### Request
Make an exact transcription of the material, leaving out all images.

### Supplied data
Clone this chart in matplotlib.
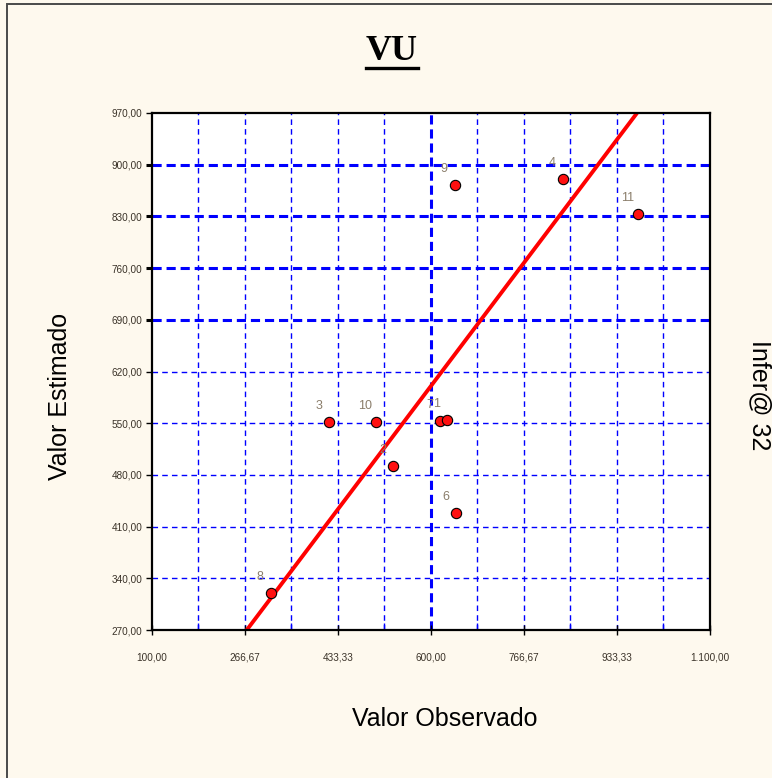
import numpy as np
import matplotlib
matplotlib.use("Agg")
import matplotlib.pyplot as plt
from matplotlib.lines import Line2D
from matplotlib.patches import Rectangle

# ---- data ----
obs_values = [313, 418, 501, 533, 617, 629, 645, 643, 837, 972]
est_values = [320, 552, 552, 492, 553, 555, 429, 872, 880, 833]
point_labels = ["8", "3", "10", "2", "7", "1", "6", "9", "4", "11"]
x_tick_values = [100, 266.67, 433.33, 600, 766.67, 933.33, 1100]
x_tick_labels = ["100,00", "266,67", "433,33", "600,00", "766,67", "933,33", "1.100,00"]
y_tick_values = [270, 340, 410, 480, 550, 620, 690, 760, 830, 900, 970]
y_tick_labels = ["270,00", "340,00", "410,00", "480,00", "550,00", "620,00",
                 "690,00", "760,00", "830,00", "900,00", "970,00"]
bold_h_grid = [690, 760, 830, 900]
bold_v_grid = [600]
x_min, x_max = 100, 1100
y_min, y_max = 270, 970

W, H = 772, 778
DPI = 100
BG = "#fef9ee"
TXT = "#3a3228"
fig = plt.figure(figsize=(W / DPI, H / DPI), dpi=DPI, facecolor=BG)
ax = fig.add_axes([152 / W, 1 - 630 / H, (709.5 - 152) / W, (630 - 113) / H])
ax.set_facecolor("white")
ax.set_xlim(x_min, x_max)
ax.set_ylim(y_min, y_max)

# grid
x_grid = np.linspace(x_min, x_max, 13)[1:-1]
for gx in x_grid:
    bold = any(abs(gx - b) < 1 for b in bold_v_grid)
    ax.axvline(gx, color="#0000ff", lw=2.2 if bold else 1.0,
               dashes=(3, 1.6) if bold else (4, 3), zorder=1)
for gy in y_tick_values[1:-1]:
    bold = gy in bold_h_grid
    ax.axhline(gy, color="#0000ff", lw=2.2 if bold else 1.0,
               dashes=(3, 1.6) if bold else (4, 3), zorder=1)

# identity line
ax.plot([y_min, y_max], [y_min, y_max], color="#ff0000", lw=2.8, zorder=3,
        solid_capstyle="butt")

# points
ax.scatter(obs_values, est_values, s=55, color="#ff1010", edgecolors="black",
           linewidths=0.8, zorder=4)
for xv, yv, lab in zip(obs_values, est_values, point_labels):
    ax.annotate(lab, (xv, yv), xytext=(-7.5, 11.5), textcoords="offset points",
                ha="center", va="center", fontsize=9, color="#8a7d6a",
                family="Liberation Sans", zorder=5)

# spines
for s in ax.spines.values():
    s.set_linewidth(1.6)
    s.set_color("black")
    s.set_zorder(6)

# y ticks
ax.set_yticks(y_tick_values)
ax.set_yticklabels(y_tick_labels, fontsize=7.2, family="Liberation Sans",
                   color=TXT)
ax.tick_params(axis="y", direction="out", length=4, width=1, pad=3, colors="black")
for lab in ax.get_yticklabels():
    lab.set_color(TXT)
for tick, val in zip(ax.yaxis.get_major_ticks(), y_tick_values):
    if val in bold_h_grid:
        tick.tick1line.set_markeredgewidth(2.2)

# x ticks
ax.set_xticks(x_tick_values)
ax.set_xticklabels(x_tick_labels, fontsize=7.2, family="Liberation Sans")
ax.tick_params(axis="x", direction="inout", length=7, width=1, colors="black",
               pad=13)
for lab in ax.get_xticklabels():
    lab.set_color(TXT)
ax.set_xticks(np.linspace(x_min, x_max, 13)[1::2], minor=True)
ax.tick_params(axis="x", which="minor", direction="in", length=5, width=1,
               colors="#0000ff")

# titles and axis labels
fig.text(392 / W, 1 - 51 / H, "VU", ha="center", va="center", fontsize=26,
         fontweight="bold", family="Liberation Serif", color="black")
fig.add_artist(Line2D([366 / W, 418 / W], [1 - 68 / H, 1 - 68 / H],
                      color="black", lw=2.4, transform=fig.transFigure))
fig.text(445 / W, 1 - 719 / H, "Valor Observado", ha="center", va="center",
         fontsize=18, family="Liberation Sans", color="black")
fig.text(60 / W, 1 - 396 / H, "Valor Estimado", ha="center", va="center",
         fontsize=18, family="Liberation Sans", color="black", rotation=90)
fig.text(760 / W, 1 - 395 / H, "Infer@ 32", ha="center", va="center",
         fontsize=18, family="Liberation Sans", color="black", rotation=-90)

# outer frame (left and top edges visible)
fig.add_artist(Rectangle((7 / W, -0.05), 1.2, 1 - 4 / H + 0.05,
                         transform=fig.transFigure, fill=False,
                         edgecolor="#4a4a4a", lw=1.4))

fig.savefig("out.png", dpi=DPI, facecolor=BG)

### Solved exercise
Clone this chart in matplotlib.
import numpy as np
import matplotlib
matplotlib.use("Agg")
import matplotlib.pyplot as plt
from matplotlib.lines import Line2D
from matplotlib.patches import Rectangle

# ---- data ----
obs_values = [313, 418, 501, 533, 617, 629, 645, 643, 837, 972]
est_values = [320, 552, 552, 492, 553, 555, 429, 872, 880, 833]
point_labels = ["8", "3", "10", "2", "7", "1", "6", "9", "4", "11"]
x_tick_values = [100, 266.67, 433.33, 600, 766.67, 933.33, 1100]
x_tick_labels = ["100,00", "266,67", "433,33", "600,00", "766,67", "933,33", "1.100,00"]
y_tick_values = [270, 340, 410, 480, 550, 620, 690, 760, 830, 900, 970]
y_tick_labels = ["270,00", "340,00", "410,00", "480,00", "550,00", "620,00",
                 "690,00", "760,00", "830,00", "900,00", "970,00"]
bold_h_grid = [690, 760, 830, 900]
bold_v_grid = [600]
x_min, x_max = 100, 1100
y_min, y_max = 270, 970

W, H = 772, 778
DPI = 100
BG = "#fef9ee"
TXT = "#3a3228"
fig = plt.figure(figsize=(W / DPI, H / DPI), dpi=DPI, facecolor=BG)
ax = fig.add_axes([152 / W, 1 - 630 / H, (709.5 - 152) / W, (630 - 113) / H])
ax.set_facecolor("white")
ax.set_xlim(x_min, x_max)
ax.set_ylim(y_min, y_max)

# grid
x_grid = np.linspace(x_min, x_max, 13)[1:-1]
for gx in x_grid:
    bold = any(abs(gx - b) < 1 for b in bold_v_grid)
    ax.axvline(gx, color="#0000ff", lw=2.2 if bold else 1.0,
               dashes=(3, 1.6) if bold else (4, 3), zorder=1)
for gy in y_tick_values[1:-1]:
    bold = gy in bold_h_grid
    ax.axhline(gy, color="#0000ff", lw=2.2 if bold else 1.0,
               dashes=(3, 1.6) if bold else (4, 3), zorder=1)

# identity line
ax.plot([y_min, y_max], [y_min, y_max], color="#ff0000", lw=2.8, zorder=3,
        solid_capstyle="butt")

# points
ax.scatter(obs_values, est_values, s=55, color="#ff1010", edgecolors="black",
           linewidths=0.8, zorder=4)
for xv, yv, lab in zip(obs_values, est_values, point_labels):
    ax.annotate(lab, (xv, yv), xytext=(-7.5, 11.5), textcoords="offset points",
                ha="center", va="center", fontsize=9, color="#8a7d6a",
                family="Liberation Sans", zorder=5)

# spines
for s in ax.spines.values():
    s.set_linewidth(1.6)
    s.set_color("black")
    s.set_zorder(6)

# y ticks
ax.set_yticks(y_tick_values)
ax.set_yticklabels(y_tick_labels, fontsize=7.2, family="Liberation Sans",
                   color=TXT)
ax.tick_params(axis="y", direction="out", length=4, width=1, pad=3, colors="black")
for lab in ax.get_yticklabels():
    lab.set_color(TXT)
for tick, val in zip(ax.yaxis.get_major_ticks(), y_tick_values):
    if val in bold_h_grid:
        tick.tick1line.set_markeredgewidth(2.2)

# x ticks
ax.set_xticks(x_tick_values)
ax.set_xticklabels(x_tick_labels, fontsize=7.2, family="Liberation Sans")
ax.tick_params(axis="x", direction="inout", length=7, width=1, colors="black",
               pad=13)
for lab in ax.get_xticklabels():
    lab.set_color(TXT)
ax.set_xticks(np.linspace(x_min, x_max, 13)[1::2], minor=True)
ax.tick_params(axis="x", which="minor", direction="in", length=5, width=1,
               colors="#0000ff")

# titles and axis labels
fig.text(392 / W, 1 - 51 / H, "VU", ha="center", va="center", fontsize=26,
         fontweight="bold", family="Liberation Serif", color="black")
fig.add_artist(Line2D([366 / W, 418 / W], [1 - 68 / H, 1 - 68 / H],
                      color="black", lw=2.4, transform=fig.transFigure))
fig.text(445 / W, 1 - 719 / H, "Valor Observado", ha="center", va="center",
         fontsize=18, family="Liberation Sans", color="black")
fig.text(60 / W, 1 - 396 / H, "Valor Estimado", ha="center", va="center",
         fontsize=18, family="Liberation Sans", color="black", rotation=90)
fig.text(760 / W, 1 - 395 / H, "Infer@ 32", ha="center", va="center",
         fontsize=18, family="Liberation Sans", color="black", rotation=-90)

# outer frame (left and top edges visible)
fig.add_artist(Rectangle((7 / W, -0.05), 1.2, 1 - 4 / H + 0.05,
                         transform=fig.transFigure, fill=False,
                         edgecolor="#4a4a4a", lw=1.4))

fig.savefig("out.png", dpi=DPI, facecolor=BG)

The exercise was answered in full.